According to Allen, Langenkamp was the “sole public affairs officer at U.S. Embassy Kyiv when Russia invaded Ukraine.” Langenkamp added that he was involved in the embassy’s decision to return to Ukraine shortly after.

“His dedicated public service … and exceptional work in Kyiv both before and after Russia’s invasion of Ukraine has brought recognition from across our government,” Allen said, adding that he was integral in the effort to preempt Vladimir Putin’s actions leading up to the war.

“Dan was really the tip of the spear in this effort,” she said. “He was instrumental to our State Department effort to disseminate accurate information to the public as events were unfolding so quickly.”

Langenkamp graduated from The Fletcher School with a Master of Arts in Law and Diplomacy in 2002, previously graduating with a bachelor’s from Columbia University in 1992. During his career, he has worked for organizations including the International Rescue Committee and as a reporter for The Boston Globe.

“I carried Fletcher in my heart ever since I left,” Langenkamp said during the ceremony. “I left Hungary, where I had been a reporter, deeply involved in its internal politics … and Fletcher gave me the breadth to transition to this career that I have now.”

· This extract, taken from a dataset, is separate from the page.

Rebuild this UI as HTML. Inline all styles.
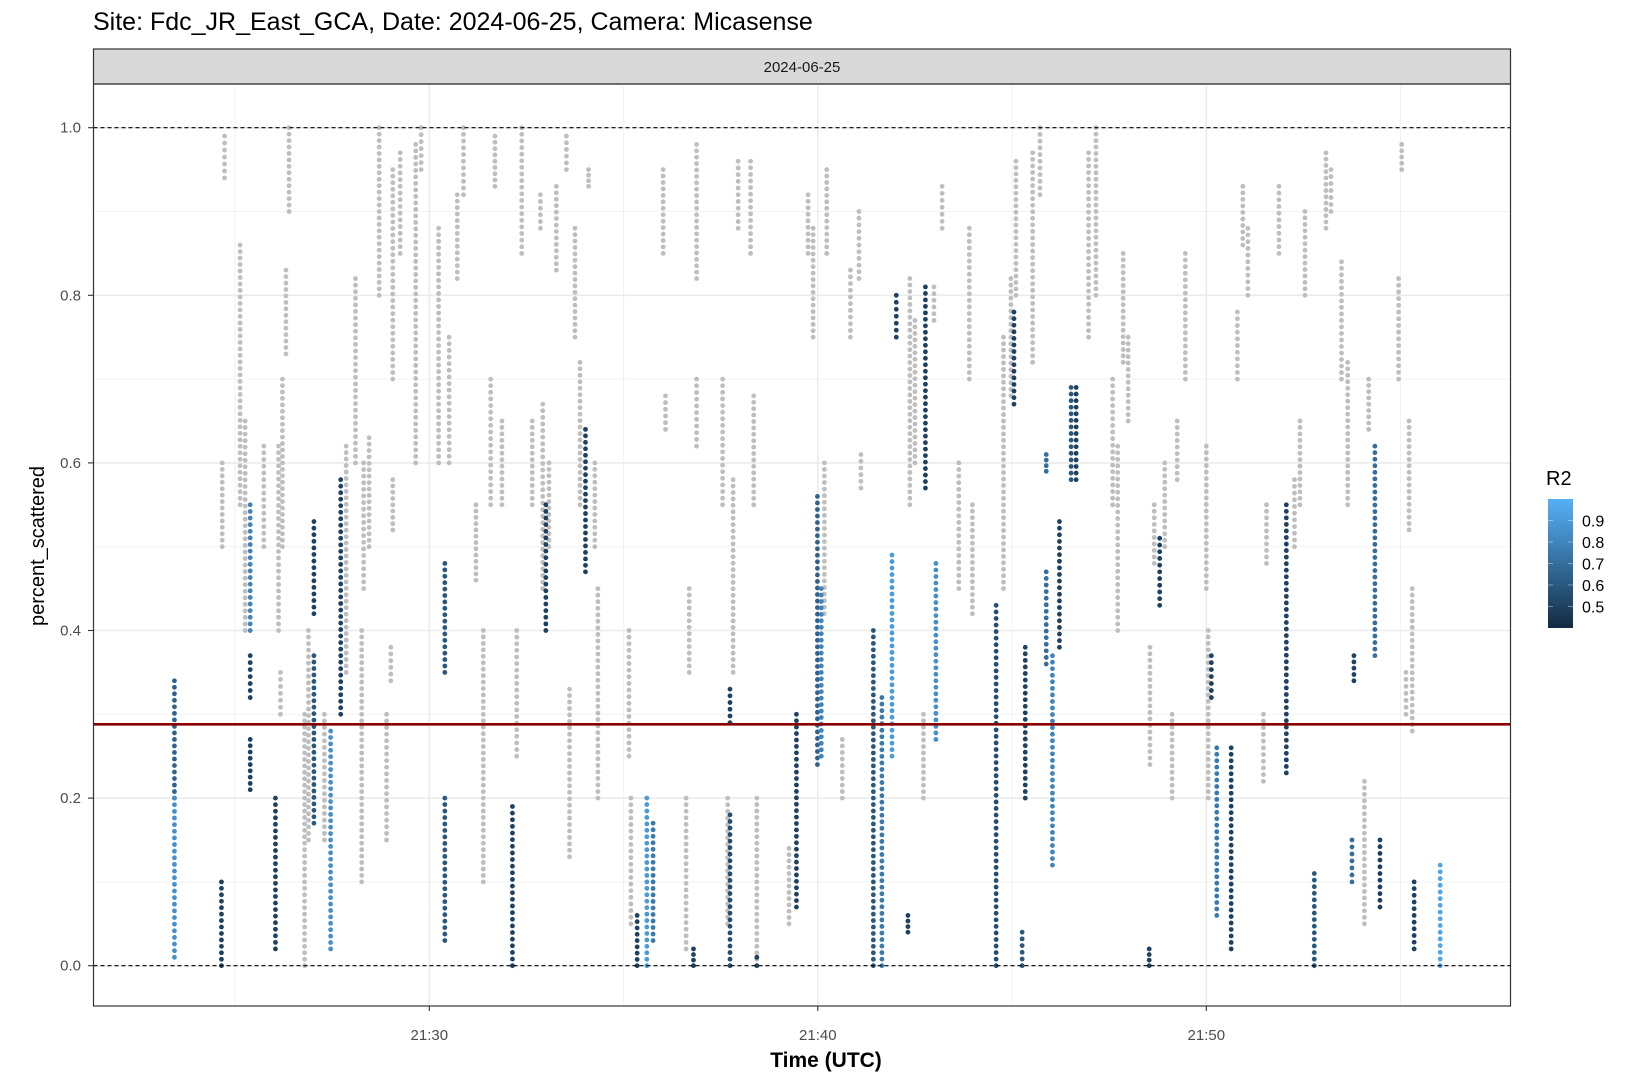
<!DOCTYPE html>
<html><head><meta charset="utf-8"><style>
html,body{margin:0;padding:0;background:#fff;}
svg{display:block;font-family:"Liberation Sans",sans-serif;}
</style></head><body>
<svg id="chart" width="1630" height="1075" viewBox="0 0 1630 1075">
<text x="93" y="30" font-size="25" fill="#000">Site: Fdc_JR_East_GCA, Date: 2024-06-25, Camera: Micasense</text>
<rect x="93.5" y="49" width="1417" height="35" fill="#d9d9d9" stroke="#333" stroke-width="1.2"/>
<text x="802" y="72" font-size="15" text-anchor="middle" fill="#1a1a1a">2024-06-25</text>
<g id="grid"></g>
<g id="pts"></g>
<g id="over"></g>
<rect x="93.5" y="84" width="1417" height="922" fill="none" stroke="#333" stroke-width="1.2"/>
<g id="axes"></g>
<text x="1057" y="1067" font-size="21" text-anchor="middle" fill="#000" font-weight="bold" transform="translate(-231,0)">Time (UTC)</text>
<text transform="translate(44,546) rotate(-90)" font-size="20" text-anchor="middle" fill="#000">percent_scattered</text>
<text x="1546" y="485" font-size="20" fill="#000">R2</text>
<defs><linearGradient id="cg" x1="0" y1="1" x2="0" y2="0"><stop offset="0" stop-color="#132B43"/><stop offset="1" stop-color="#56B1F7"/></linearGradient></defs>
<rect x="1548" y="499" width="25" height="129" fill="url(#cg)"/>
<g id="leg"></g>
</svg>
<script>
// colored strips: time (min after 21:00), top, bottom, R2
const cTimes=[23.44,23.44,24.65,25.39,25.39,25.39,26.04,27.03,27.03,27.46,27.72,30.40,30.40,32.14,33.0,34.02,35.35,35.6,35.76,36.8,37.74,37.74,38.43,39.45,39.99,40.09,41.43,41.65,41.91,42.02,42.32,42.77,43.04,44.59,45.05,45.34,45.26,45.88,45.88,46.04,46.22,46.52,46.65,48.53,48.8,50.13,50.27,50.64,52.06,52.78,53.75,53.8,54.34,54.47,55.35,56.02];
const cTop=[0.34,0.2,0.10,0.55,0.37,0.27,0.2,0.53,0.37,0.28,0.58,0.48,0.2,0.19,0.55,0.64,0.06,0.2,0.17,0.02,0.33,0.18,0.01,0.30,0.56,0.45,0.40,0.32,0.49,0.80,0.06,0.81,0.48,0.43,0.78,0.38,0.04,0.47,0.61,0.37,0.53,0.69,0.69,0.02,0.51,0.37,0.26,0.26,0.55,0.11,0.15,0.37,0.62,0.15,0.10,0.12];
const cBot=[0.2,0.01,0.0,0.40,0.32,0.21,0.02,0.42,0.17,0.02,0.3,0.35,0.03,0.0,0.40,0.47,0.0,0.0,0.03,0.0,0.29,0.0,0.0,0.07,0.24,0.25,0.0,0.0,0.25,0.75,0.04,0.57,0.27,0.0,0.67,0.20,0.0,0.36,0.59,0.12,0.38,0.58,0.58,0.0,0.43,0.32,0.06,0.02,0.23,0.0,0.10,0.34,0.37,0.07,0.02,0.0];
const cR2=[0.65,0.85,0.5,0.8,0.5,0.5,0.5,0.5,0.6,0.85,0.5,0.6,0.6,0.5,0.5,0.5,0.5,0.9,0.75,0.5,0.5,0.55,0.5,0.5,0.65,0.8,0.6,0.75,0.9,0.5,0.5,0.5,0.85,0.55,0.5,0.5,0.6,0.7,0.7,0.8,0.5,0.6,0.5,0.5,0.5,0.5,0.75,0.5,0.5,0.6,0.7,0.5,0.7,0.5,0.5,0.95];
// grey strips (low R2): time, top, bottom
const gTimes=[24.73,24.67,25.13,25.26,25.74,26.12,26.17,26.39,26.31,26.22,26.79,26.89,27.30,27.86,28.10,28.31,28.45,28.26,28.71,28.90,29.06,29.25,29.06,29.01,29.65,29.79,30.24,30.51,30.72,30.88,31.20,31.39,31.58,31.69,31.87,32.25,32.38,32.65,32.86,32.92,33.08,33.27,33.53,33.61,33.75,33.88,34.10,34.26,34.34,35.14,35.19,36.02,36.08,36.61,36.69,36.88,36.88,37.55,37.68,37.82,37.95,38.27,38.35,38.43,39.26,39.75,39.88,40.23,40.17,40.63,40.84,41.06,41.11,42.37,42.50,42.72,42.99,43.20,43.63,43.90,43.98,44.78,44.97,45.10,45.53,45.72,46.97,47.16,47.59,47.72,47.86,47.99,48.66,48.93,49.25,49.46,50.0,50.05,50.80,50.94,51.07,51.47,51.55,51.87,52.27,52.41,52.54,53.08,53.21,53.48,53.64,54.18,54.95,55.03,55.14,55.22,55.30,54.07,48.55,49.12];
const gTop=[0.99,0.60,0.86,0.65,0.62,0.62,0.35,1.0,0.83,0.70,0.30,0.40,0.30,0.62,0.82,0.60,0.63,0.40,1.0,0.30,0.95,0.97,0.58,0.38,0.98,1.0,0.88,0.75,0.92,1.0,0.55,0.40,0.70,0.99,0.65,0.40,1.0,0.65,0.92,0.67,0.60,0.93,0.99,0.33,0.88,0.72,0.95,0.60,0.45,0.40,0.20,0.95,0.68,0.20,0.45,0.98,0.70,0.70,0.20,0.58,0.96,0.96,0.68,0.20,0.14,0.92,0.88,0.95,0.60,0.27,0.83,0.90,0.61,0.82,0.77,0.30,0.81,0.93,0.60,0.88,0.55,0.75,0.82,0.96,0.97,1.0,0.97,1.0,0.70,0.62,0.85,0.75,0.55,0.60,0.65,0.85,0.62,0.40,0.78,0.93,0.88,0.30,0.55,0.93,0.58,0.65,0.90,0.97,0.95,0.84,0.72,0.70,0.82,0.98,0.35,0.65,0.45,0.22,0.38,0.30];
const gBot=[0.94,0.50,0.55,0.40,0.50,0.40,0.30,0.90,0.73,0.50,0.0,0.15,0.15,0.35,0.60,0.45,0.50,0.10,0.80,0.15,0.70,0.85,0.52,0.34,0.60,0.95,0.60,0.60,0.82,0.92,0.46,0.10,0.55,0.93,0.55,0.25,0.85,0.55,0.88,0.45,0.50,0.83,0.95,0.13,0.75,0.55,0.93,0.50,0.20,0.25,0.05,0.85,0.64,0.02,0.35,0.82,0.62,0.55,0.05,0.35,0.88,0.85,0.55,0.0,0.05,0.85,0.75,0.85,0.42,0.20,0.75,0.82,0.57,0.55,0.60,0.20,0.77,0.88,0.45,0.70,0.42,0.45,0.68,0.80,0.72,0.92,0.75,0.80,0.55,0.40,0.72,0.65,0.48,0.50,0.58,0.70,0.45,0.20,0.70,0.86,0.80,0.22,0.48,0.85,0.50,0.55,0.80,0.88,0.90,0.70,0.55,0.64,0.70,0.95,0.30,0.52,0.28,0.05,0.24,0.20];
const yTicks=[0,0.2,0.4,0.6,0.8,1.0];
const yTickLabels=["0.0","0.2","0.4","0.6","0.8","1.0"];
const xTicks=[30,40,50];
const xTickLabels=["21:30","21:40","21:50"];
const refLine=0.288;
const legTicks=[0.5,0.6,0.7,0.8,0.9];

const NS="http://www.w3.org/2000/svg";
const X=m=>429.3+(m-30)*38.85;
const Y=v=>965.7-v*838;
const L=v=>628-(v-0.40)/(1.0-0.40)*129;
function mk(tag,at,parent){const e=document.createElementNS(NS,tag);for(const k in at)e.setAttribute(k,at[k]);document.getElementById(parent).appendChild(e);return e;}
function col(r){let t=Math.max(0,Math.min(1,(r-0.40)/0.6));const a=[0x13,0x2B,0x43],b=[0x56,0xB1,0xF7];return "rgb("+a.map((c,i)=>Math.round(c+(b[i]-c)*t)).join(",")+")";}
[0.1,0.3,0.5,0.7,0.9].forEach(v=>{const e=mk("line",{x1:93.5,x2:1510.5,y1:Y(v),y2:Y(v),stroke:"#f2f2f2","stroke-width":1},"grid");

});
[25,35,45,55].forEach(m=>{const e=mk("line",{x1:X(m),x2:X(m),y1:84,y2:1006,stroke:"#f2f2f2","stroke-width":1},"grid");

});
yTicks.forEach((v,i)=>{const e=mk("line",{x1:93.5,x2:1510.5,y1:Y(v),y2:Y(v),stroke:"#ebebeb","stroke-width":1.6},"grid");


const t=mk("text",{x:81,y:Y(v)+5,"font-size":15,"text-anchor":"end",fill:"#4d4d4d"},"axes");t.textContent=yTickLabels[i];


const k=mk("line",{x1:88,x2:93.5,y1:Y(v),y2:Y(v),stroke:"#333","stroke-width":1.1},"axes");

});
xTicks.forEach((m,i)=>{const e=mk("line",{x1:X(m),x2:X(m),y1:84,y2:1006,stroke:"#ebebeb","stroke-width":1.6},"grid");


const t=mk("text",{x:X(m),y:1040,"font-size":15,"text-anchor":"middle",fill:"#4d4d4d"},"axes");t.textContent=xTickLabels[i];


const k=mk("line",{x1:X(m),x2:X(m),y1:1006,y2:1011,stroke:"#333","stroke-width":1.1},"axes");

});
function strip(t,top,bot,fill,name){const y1=Y(top),y2=Y(bot);const n=Math.max(1,Math.round((y2-y1)/6.5));
for(let j=0;j<=n;j++){const c=mk("circle",{cx:X(t),cy:y1+(y2-y1)*j/n,r:2.4,fill:fill},"pts");

}}
gTimes.forEach((t,i)=>strip(t,gTop[i],gBot[i],"#bebebe","grey-point"));
cTimes.forEach((t,i)=>strip(t,cTop[i],cBot[i],col(cR2[i]),"r2-point"));
[0,1].forEach(v=>{const e=mk("line",{x1:93.5,x2:1510.5,y1:Y(v),y2:Y(v),stroke:"#000","stroke-width":1.1,"stroke-dasharray":"4,3"},"over");

});
const r=mk("line",{x1:93.5,x2:1510.5,y1:Y(refLine),y2:Y(refLine),stroke:"#8B0000","stroke-width":2.6},"over");


legTicks.forEach(v=>{const t=mk("text",{x:1582,y:L(v)+6,"font-size":16,fill:"#000"},"leg");t.textContent=v.toFixed(1);


[1548,1568].forEach(x0=>{const k=mk("line",{x1:x0,x2:x0+5,y1:L(v),y2:L(v),stroke:"#ffffff","stroke-opacity":0.4},"leg");

});});
</script>
</body></html>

Langenkamp has worked at U.S. embassies in Afghanistan, Vietnam, Uganda and most recently in Ukraine, where he served as a press attaché, scheduling press interviews for Deputy Chief of Mission Kristina Kvien. As a former reporter, Langenkamp took an aggressive approach in managing the State Department’s press relations in Ukraine.

“I honestly thought when I left Ukraine that I had hurt my career because of some of the things that we had done, some of the risks that we had taken,” Langenkamp said in an interview with the Daily. “So to me, the award is important because it validates that approach.”

Langenkamp’s job involved combatting Russian misinformation.

“Russia was bearing down on Ukraine and … we were seeing this disinformation machine be as aggressive as the kinetic military machine that they were building up,” Langenkamp said. “We realized that we had to step up to the plate. We had to get aggressive in our own media strategy and our own outreach to be able to push back on this.”

Langenkamp cited a viral meme posted to the U.S. Embassy Kyiv’s social media accounts as one such example of this innovative approach. Langenkamp said the meme, comparing early cultural development in Kyiv and Moscow, was a retort to Russian President Vladimir Putin’s claim, which Langenkamp paraphrased as “Ukraine has no history, no culture, no language of its own.”

During the award ceremony, Sonenshine moderated a panel conversation between Langenkamp, Allen and Bhaskar Chakravorti, dean of global business and professor of the practice, on public diplomacy in the digital age. Much of the conversation focused on the State Department’s work in Ukraine at the time of Russia’s invasion of the country in February 2022.

Sonenshine asked panelists about the role of digital media in international affairs.

“What gives us, the U.S. government, a strategic advantage in social media is our credibility,” Allen said. “Keeping the social media accounts of the embassy online was so important because, amidst all the noise out there, we were a credible source of information in [the] country, not just for American citizens but for the Ukrainian civil society.”

Bhaskar praised the resiliency of Ukraine’s tech infrastructure for softening the blow on the country’s economy. The tech industry is the country’s third largest export, he said, and grew 25% by the end of 2022 — despite the war.

“We have the benefit of having truth on our side, particularly in Ukraine,” Langenkamp told the Daily. “Now is more important than ever for American officers all over the world to be talking about values that people believe in: democracy, transparency, merit, free markets. These concepts are under threat all over the world, and if we don’t talk about why they’re important, they will get trampled.”